-- Start TASK INPUTS --
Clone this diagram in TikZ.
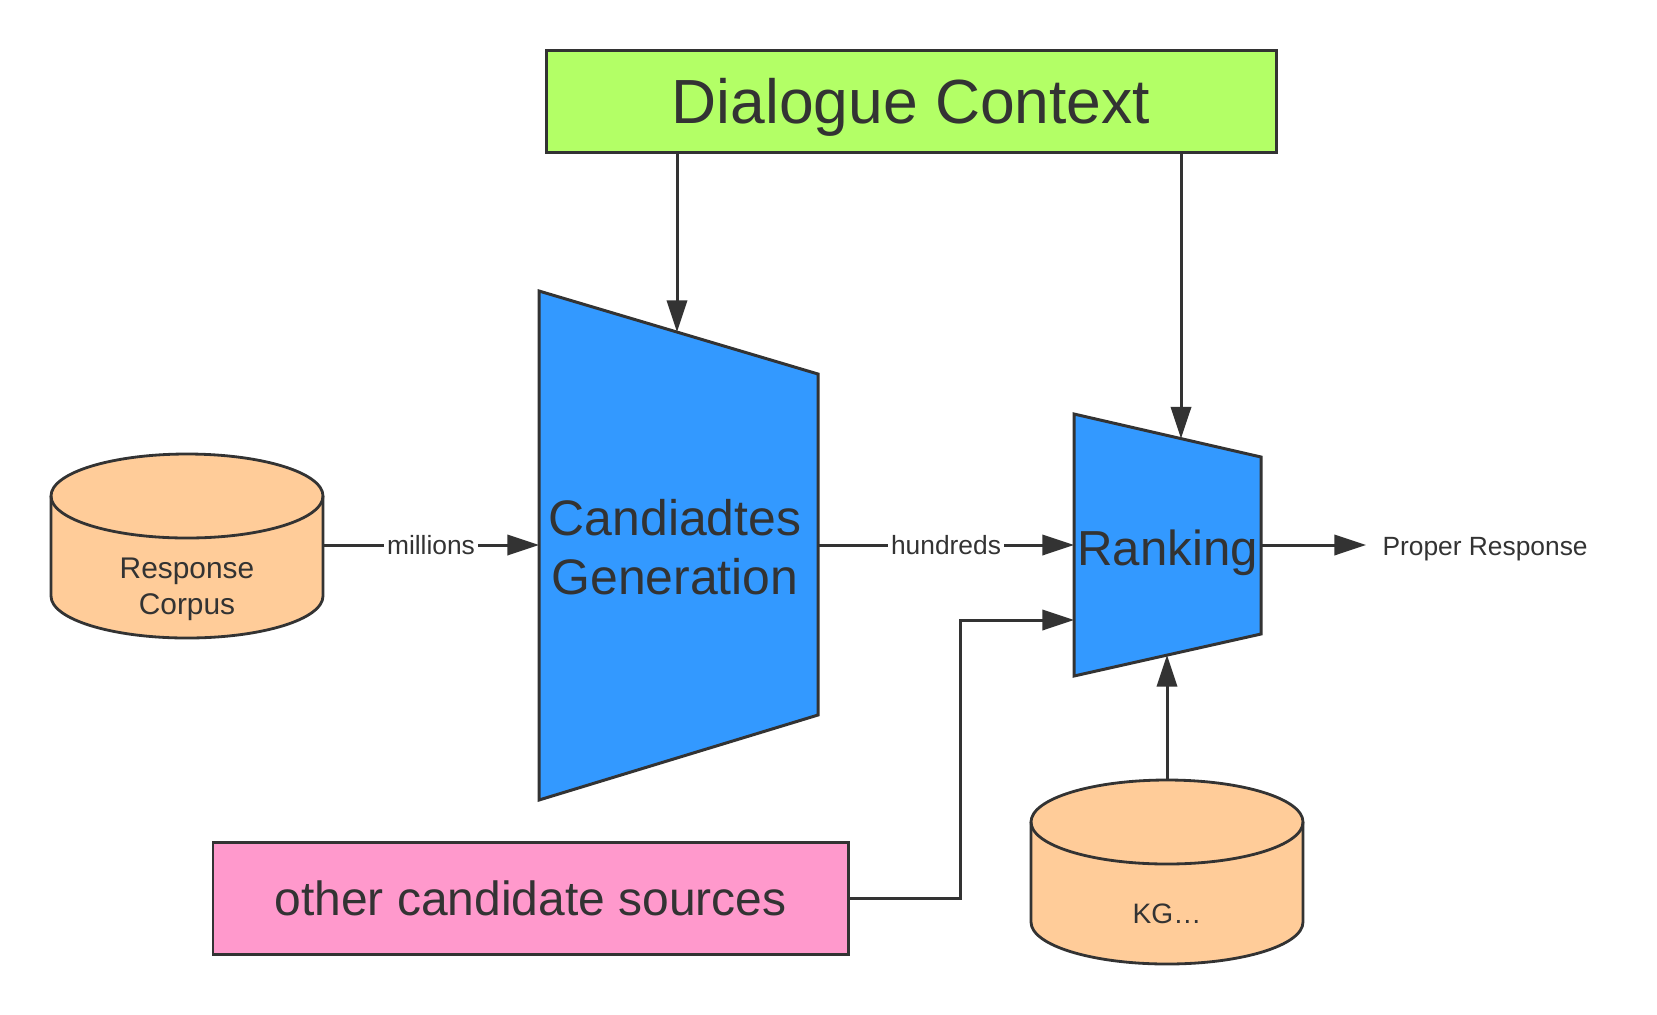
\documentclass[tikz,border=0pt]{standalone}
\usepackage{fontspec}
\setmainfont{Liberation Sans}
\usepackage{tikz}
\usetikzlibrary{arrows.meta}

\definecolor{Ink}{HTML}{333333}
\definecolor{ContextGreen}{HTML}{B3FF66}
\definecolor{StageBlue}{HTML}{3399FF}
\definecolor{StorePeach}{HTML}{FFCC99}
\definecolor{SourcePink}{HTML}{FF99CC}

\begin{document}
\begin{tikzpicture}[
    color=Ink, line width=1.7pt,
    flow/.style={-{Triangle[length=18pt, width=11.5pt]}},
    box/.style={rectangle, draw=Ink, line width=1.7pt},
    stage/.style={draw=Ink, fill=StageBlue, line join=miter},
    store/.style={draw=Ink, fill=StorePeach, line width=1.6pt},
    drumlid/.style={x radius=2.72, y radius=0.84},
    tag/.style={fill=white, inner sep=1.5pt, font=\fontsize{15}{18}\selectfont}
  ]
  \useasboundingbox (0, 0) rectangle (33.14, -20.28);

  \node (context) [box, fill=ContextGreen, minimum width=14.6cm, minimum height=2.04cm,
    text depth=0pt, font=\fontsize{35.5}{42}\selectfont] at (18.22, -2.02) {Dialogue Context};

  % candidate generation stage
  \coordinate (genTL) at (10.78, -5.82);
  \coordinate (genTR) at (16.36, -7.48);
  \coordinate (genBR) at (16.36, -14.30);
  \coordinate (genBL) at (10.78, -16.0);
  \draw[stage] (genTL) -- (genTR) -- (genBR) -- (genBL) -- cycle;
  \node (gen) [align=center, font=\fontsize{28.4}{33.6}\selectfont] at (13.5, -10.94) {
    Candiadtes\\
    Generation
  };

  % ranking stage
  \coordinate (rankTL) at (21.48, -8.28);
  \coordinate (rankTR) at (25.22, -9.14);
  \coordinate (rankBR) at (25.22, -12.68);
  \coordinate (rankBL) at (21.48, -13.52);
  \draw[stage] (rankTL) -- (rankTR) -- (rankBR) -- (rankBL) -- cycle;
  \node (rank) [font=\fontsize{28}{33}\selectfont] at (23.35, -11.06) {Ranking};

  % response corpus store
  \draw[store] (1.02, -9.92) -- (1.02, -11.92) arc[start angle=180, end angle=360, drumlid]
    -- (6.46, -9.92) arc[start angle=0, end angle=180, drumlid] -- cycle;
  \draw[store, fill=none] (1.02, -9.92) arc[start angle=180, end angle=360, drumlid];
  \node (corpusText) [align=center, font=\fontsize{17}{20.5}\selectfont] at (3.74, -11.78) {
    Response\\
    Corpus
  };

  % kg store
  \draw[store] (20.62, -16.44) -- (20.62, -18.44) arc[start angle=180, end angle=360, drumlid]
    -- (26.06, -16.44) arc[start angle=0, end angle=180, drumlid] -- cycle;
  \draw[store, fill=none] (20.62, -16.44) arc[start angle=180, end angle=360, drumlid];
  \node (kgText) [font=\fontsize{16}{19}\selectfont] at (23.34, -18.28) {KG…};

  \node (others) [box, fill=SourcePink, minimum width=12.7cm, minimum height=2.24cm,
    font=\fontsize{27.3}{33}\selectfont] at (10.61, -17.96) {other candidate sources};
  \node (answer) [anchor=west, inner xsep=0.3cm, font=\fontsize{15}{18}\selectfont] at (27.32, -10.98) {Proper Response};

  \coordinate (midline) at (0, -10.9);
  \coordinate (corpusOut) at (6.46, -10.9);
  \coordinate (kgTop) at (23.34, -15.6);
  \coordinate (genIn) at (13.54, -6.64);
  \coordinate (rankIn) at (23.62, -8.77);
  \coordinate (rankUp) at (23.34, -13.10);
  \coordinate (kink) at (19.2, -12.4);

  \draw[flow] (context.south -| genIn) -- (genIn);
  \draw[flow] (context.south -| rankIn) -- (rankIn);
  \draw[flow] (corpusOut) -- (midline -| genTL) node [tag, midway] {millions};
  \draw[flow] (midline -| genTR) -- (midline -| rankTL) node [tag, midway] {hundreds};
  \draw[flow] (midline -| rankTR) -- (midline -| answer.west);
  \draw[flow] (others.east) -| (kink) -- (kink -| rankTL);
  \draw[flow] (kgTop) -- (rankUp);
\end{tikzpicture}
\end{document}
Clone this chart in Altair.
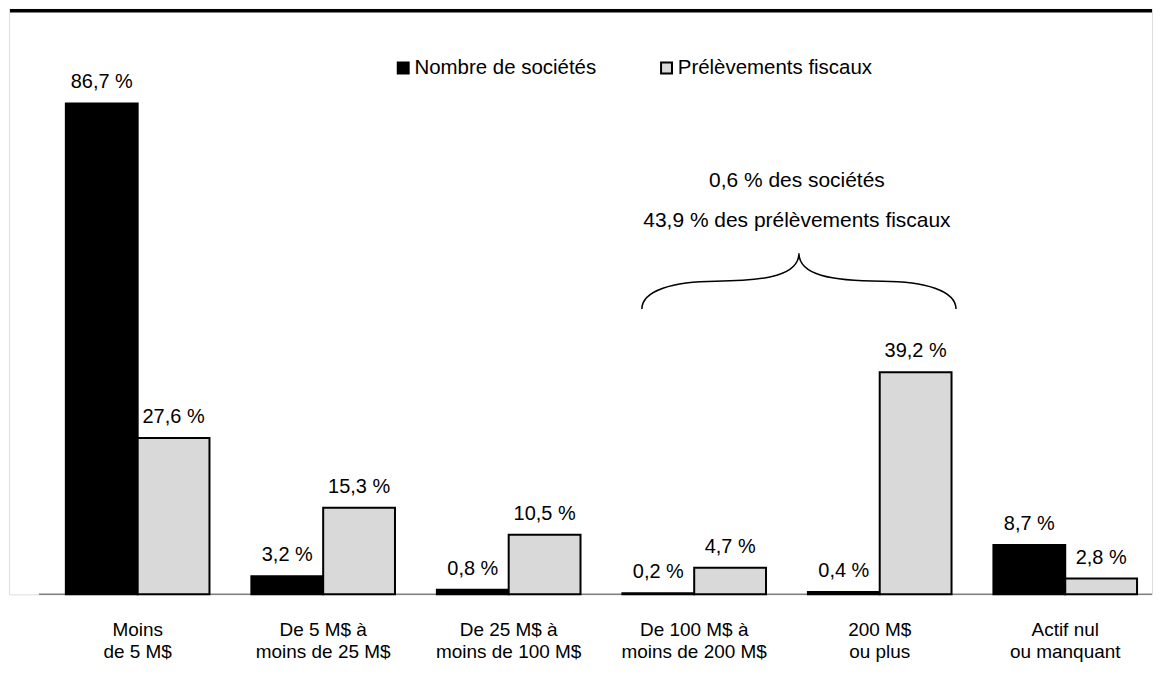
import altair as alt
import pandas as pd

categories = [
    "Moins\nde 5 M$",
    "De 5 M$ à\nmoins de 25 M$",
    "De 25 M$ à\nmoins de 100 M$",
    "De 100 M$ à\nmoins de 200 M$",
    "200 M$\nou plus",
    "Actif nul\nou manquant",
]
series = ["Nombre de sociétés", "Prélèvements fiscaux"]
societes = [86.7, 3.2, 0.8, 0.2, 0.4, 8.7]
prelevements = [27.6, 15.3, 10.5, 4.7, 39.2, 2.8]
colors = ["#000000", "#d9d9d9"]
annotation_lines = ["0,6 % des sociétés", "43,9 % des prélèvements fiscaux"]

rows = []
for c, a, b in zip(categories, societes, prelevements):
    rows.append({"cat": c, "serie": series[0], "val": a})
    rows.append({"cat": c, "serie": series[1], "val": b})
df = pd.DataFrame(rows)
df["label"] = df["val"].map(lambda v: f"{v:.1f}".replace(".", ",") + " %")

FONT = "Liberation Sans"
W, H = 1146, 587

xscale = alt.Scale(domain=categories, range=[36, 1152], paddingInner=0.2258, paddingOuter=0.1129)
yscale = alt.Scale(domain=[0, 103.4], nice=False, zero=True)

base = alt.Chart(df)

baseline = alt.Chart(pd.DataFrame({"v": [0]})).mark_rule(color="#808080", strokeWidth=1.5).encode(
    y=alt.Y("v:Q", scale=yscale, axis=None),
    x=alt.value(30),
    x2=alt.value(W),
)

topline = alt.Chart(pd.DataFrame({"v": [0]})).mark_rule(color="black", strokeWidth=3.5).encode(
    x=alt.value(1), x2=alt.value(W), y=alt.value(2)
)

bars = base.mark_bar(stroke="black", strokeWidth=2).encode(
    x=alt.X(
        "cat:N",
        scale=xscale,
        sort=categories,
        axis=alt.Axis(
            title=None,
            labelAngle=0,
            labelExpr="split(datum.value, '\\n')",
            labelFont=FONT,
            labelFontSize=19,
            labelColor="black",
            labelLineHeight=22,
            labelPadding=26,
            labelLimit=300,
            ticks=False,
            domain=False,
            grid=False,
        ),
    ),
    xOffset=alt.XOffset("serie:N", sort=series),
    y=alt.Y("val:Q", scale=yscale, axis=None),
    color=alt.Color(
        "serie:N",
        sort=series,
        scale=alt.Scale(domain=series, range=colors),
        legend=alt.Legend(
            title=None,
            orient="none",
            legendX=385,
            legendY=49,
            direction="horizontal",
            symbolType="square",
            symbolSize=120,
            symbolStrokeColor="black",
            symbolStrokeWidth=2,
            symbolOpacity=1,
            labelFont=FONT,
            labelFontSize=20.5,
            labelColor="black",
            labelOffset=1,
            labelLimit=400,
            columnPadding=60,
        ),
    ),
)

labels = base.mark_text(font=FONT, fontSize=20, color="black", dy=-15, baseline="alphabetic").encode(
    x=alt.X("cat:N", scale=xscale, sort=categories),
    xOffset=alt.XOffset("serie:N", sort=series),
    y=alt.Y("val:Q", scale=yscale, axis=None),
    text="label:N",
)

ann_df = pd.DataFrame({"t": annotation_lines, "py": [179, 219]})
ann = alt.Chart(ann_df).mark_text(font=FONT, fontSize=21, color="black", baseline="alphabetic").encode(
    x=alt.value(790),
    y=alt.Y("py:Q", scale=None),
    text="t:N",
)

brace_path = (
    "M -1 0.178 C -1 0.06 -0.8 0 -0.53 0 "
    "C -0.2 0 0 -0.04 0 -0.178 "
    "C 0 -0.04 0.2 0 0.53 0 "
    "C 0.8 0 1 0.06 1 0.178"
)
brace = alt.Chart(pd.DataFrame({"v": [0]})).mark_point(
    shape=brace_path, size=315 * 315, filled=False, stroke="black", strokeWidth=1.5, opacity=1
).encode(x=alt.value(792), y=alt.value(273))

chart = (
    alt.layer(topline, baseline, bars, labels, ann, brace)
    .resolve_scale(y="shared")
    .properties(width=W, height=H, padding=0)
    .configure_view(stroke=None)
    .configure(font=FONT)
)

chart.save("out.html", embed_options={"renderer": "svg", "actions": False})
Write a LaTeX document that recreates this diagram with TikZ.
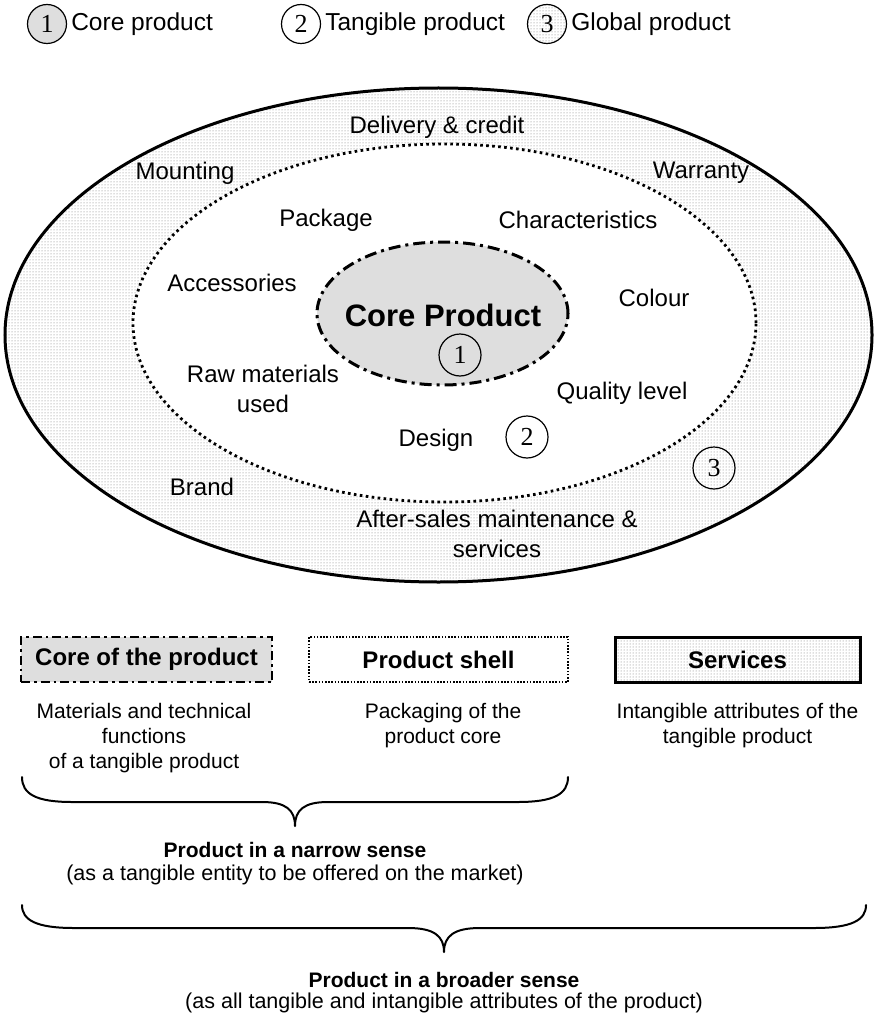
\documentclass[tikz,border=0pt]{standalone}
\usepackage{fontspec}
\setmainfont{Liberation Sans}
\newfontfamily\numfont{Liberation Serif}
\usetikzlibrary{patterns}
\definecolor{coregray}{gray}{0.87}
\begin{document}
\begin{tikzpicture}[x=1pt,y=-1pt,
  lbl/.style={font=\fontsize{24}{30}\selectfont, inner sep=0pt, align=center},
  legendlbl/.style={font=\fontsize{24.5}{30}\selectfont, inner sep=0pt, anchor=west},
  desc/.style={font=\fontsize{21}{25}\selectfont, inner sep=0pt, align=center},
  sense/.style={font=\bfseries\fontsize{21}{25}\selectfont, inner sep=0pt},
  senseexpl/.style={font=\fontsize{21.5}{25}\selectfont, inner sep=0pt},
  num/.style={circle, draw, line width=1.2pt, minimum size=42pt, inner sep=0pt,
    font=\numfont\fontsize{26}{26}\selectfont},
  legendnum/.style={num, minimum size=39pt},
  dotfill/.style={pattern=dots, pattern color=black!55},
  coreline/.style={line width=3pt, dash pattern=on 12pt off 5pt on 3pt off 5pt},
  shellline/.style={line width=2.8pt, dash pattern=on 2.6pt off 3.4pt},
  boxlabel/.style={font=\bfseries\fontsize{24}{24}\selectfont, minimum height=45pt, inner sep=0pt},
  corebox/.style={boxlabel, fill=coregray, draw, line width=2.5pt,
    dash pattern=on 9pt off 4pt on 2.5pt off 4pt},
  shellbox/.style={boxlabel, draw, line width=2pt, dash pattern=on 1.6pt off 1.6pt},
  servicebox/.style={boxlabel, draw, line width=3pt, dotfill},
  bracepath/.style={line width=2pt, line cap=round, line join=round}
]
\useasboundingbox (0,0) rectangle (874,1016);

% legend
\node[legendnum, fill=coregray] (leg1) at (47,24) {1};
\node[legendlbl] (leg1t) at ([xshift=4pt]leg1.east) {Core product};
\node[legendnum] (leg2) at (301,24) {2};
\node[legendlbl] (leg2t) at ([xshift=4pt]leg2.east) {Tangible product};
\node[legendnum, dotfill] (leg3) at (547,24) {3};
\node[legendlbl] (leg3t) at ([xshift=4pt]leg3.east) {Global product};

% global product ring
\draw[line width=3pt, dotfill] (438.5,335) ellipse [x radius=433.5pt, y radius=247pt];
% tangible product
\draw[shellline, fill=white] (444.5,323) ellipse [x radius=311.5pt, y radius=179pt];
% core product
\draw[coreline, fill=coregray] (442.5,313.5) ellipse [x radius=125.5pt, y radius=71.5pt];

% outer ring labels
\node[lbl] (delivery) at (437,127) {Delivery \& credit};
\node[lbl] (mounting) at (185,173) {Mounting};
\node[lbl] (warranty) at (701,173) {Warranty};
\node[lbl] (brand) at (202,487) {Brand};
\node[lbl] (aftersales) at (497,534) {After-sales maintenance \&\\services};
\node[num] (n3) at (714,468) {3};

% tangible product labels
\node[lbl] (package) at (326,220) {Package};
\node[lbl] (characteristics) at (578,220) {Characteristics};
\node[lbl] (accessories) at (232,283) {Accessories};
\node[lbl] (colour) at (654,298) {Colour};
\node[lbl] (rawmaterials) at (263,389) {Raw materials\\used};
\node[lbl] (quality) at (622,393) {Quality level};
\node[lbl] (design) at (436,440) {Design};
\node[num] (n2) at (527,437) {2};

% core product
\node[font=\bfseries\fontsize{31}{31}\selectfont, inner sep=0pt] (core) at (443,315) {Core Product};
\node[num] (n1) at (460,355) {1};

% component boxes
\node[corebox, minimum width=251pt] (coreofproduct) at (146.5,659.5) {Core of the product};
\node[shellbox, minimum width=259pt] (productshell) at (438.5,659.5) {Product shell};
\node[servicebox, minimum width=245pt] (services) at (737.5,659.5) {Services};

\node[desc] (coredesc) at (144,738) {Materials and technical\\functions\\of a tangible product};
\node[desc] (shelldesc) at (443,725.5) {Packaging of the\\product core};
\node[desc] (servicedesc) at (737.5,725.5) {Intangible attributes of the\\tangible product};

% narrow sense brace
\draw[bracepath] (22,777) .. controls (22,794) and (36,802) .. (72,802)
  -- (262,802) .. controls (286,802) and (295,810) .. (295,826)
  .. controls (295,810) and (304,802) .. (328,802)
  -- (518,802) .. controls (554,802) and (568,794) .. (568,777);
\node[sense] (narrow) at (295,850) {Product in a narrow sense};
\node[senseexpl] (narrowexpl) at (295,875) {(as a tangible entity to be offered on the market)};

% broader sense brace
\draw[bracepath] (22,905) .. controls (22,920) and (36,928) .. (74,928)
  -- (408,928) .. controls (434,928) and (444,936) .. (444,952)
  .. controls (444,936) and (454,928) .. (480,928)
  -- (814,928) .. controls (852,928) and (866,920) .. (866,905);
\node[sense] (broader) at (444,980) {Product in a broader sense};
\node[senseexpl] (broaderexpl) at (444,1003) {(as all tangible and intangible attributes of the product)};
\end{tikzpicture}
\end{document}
-- End TASK INPUTS --
- _PROBLEM STATEMENT_: Omit the pictures, then repeat exactly each line from the beginning of the listing through the line with "at (23.35, -11.06)".

- _THE ANSWER_:
Clone this diagram in TikZ.
\documentclass[tikz,border=0pt]{standalone}
\usepackage{fontspec}
\setmainfont{Liberation Sans}
\usepackage{tikz}
\usetikzlibrary{arrows.meta}

\definecolor{Ink}{HTML}{333333}
\definecolor{ContextGreen}{HTML}{B3FF66}
\definecolor{StageBlue}{HTML}{3399FF}
\definecolor{StorePeach}{HTML}{FFCC99}
\definecolor{SourcePink}{HTML}{FF99CC}

\begin{document}
\begin{tikzpicture}[
    color=Ink, line width=1.7pt,
    flow/.style={-{Triangle[length=18pt, width=11.5pt]}},
    box/.style={rectangle, draw=Ink, line width=1.7pt},
    stage/.style={draw=Ink, fill=StageBlue, line join=miter},
    store/.style={draw=Ink, fill=StorePeach, line width=1.6pt},
    drumlid/.style={x radius=2.72, y radius=0.84},
    tag/.style={fill=white, inner sep=1.5pt, font=\fontsize{15}{18}\selectfont}
  ]
  \useasboundingbox (0, 0) rectangle (33.14, -20.28);

  \node (context) [box, fill=ContextGreen, minimum width=14.6cm, minimum height=2.04cm,
    text depth=0pt, font=\fontsize{35.5}{42}\selectfont] at (18.22, -2.02) {Dialogue Context};

  % candidate generation stage
  \coordinate (genTL) at (10.78, -5.82);
  \coordinate (genTR) at (16.36, -7.48);
  \coordinate (genBR) at (16.36, -14.30);
  \coordinate (genBL) at (10.78, -16.0);
  \draw[stage] (genTL) -- (genTR) -- (genBR) -- (genBL) -- cycle;
  \node (gen) [align=center, font=\fontsize{28.4}{33.6}\selectfont] at (13.5, -10.94) {
    Candiadtes\\
    Generation
  };

  % ranking stage
  \coordinate (rankTL) at (21.48, -8.28);
  \coordinate (rankTR) at (25.22, -9.14);
  \coordinate (rankBR) at (25.22, -12.68);
  \coordinate (rankBL) at (21.48, -13.52);
  \draw[stage] (rankTL) -- (rankTR) -- (rankBR) -- (rankBL) -- cycle;
  \node (rank) [font=\fontsize{28}{33}\selectfont] at (23.35, -11.06) {Ranking};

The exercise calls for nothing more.